From the entries below, gather each line containing the word "script".

[Lines of data]

--------------------

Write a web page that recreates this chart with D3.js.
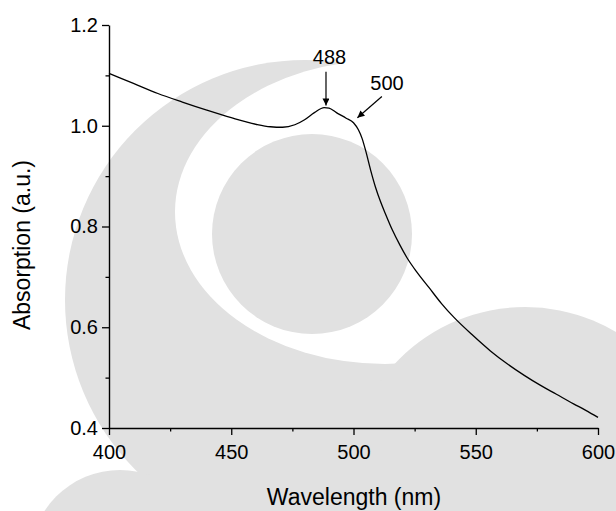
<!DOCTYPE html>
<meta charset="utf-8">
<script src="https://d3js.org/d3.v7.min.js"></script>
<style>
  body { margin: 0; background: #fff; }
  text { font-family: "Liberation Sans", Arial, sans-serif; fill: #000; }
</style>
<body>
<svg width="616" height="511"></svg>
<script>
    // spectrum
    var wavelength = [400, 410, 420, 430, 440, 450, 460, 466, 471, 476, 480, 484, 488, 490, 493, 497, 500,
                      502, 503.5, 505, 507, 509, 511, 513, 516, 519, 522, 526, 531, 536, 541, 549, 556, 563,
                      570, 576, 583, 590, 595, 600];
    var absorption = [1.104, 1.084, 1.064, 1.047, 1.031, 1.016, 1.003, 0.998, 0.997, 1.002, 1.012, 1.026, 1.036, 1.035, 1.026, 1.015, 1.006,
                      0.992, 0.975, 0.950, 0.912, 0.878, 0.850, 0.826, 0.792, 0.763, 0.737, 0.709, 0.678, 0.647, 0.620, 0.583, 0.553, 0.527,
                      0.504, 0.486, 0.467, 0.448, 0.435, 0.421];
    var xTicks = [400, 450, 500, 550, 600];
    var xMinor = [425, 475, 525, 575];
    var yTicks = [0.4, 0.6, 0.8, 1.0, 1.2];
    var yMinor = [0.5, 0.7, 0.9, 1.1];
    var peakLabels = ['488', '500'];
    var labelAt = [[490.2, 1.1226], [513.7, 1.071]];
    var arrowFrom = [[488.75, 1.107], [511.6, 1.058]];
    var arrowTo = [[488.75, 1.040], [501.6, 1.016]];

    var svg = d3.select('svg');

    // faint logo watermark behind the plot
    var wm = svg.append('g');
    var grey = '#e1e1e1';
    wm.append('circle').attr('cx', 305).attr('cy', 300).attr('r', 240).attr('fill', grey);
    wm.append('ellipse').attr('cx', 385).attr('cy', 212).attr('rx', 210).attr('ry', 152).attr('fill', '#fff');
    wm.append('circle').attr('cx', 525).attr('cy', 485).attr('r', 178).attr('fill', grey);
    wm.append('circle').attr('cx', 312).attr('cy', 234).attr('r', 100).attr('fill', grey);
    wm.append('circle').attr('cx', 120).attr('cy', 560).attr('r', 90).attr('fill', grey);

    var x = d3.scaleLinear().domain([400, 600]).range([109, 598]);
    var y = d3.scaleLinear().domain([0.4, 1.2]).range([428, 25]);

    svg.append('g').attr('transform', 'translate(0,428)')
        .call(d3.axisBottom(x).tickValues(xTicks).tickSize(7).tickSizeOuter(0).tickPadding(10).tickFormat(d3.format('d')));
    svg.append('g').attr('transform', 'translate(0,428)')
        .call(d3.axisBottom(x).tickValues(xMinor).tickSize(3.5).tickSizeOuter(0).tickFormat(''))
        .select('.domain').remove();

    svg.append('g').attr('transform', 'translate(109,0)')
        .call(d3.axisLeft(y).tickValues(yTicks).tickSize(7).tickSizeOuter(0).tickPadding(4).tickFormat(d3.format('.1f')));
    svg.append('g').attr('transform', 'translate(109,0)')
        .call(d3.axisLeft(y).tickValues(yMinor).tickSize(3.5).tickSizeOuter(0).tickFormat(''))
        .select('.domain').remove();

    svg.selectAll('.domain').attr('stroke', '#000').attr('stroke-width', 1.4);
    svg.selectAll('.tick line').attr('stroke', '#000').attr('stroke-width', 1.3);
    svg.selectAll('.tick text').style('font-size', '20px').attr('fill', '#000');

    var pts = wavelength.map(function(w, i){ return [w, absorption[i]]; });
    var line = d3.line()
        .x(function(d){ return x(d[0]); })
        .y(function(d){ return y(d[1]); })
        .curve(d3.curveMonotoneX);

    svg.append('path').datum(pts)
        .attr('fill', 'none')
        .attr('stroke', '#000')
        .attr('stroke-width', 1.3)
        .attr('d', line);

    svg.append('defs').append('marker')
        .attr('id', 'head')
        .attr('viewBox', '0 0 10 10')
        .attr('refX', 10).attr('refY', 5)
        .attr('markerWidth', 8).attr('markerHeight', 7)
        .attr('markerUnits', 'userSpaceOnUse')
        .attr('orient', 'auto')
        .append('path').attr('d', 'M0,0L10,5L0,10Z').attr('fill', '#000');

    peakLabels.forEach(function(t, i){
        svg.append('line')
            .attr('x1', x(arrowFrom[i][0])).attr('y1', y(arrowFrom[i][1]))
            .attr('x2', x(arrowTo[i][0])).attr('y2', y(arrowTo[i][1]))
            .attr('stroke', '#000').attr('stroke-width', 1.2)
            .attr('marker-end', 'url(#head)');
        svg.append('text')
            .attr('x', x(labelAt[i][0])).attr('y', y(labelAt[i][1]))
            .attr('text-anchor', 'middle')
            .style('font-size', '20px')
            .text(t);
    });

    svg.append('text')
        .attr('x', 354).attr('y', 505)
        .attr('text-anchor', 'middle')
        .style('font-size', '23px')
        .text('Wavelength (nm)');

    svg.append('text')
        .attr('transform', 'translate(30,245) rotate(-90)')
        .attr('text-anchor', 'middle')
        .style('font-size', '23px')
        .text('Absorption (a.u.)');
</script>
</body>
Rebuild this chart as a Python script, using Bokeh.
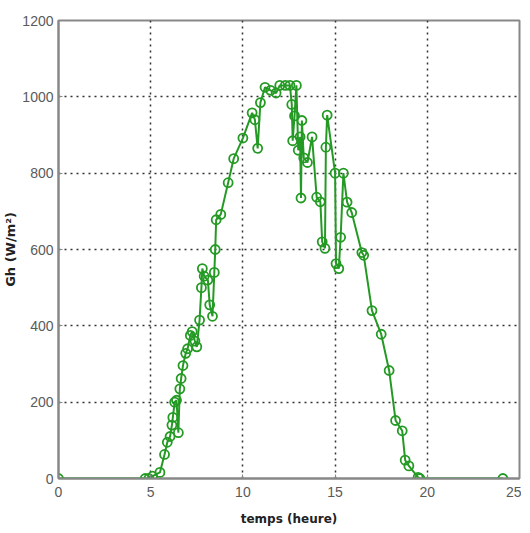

--------------------

Result
<script src="https://d3js.org/d3.v7.min.js"></script>
<script>
</script>
Rebuild this chart as a Python script, using Bokeh.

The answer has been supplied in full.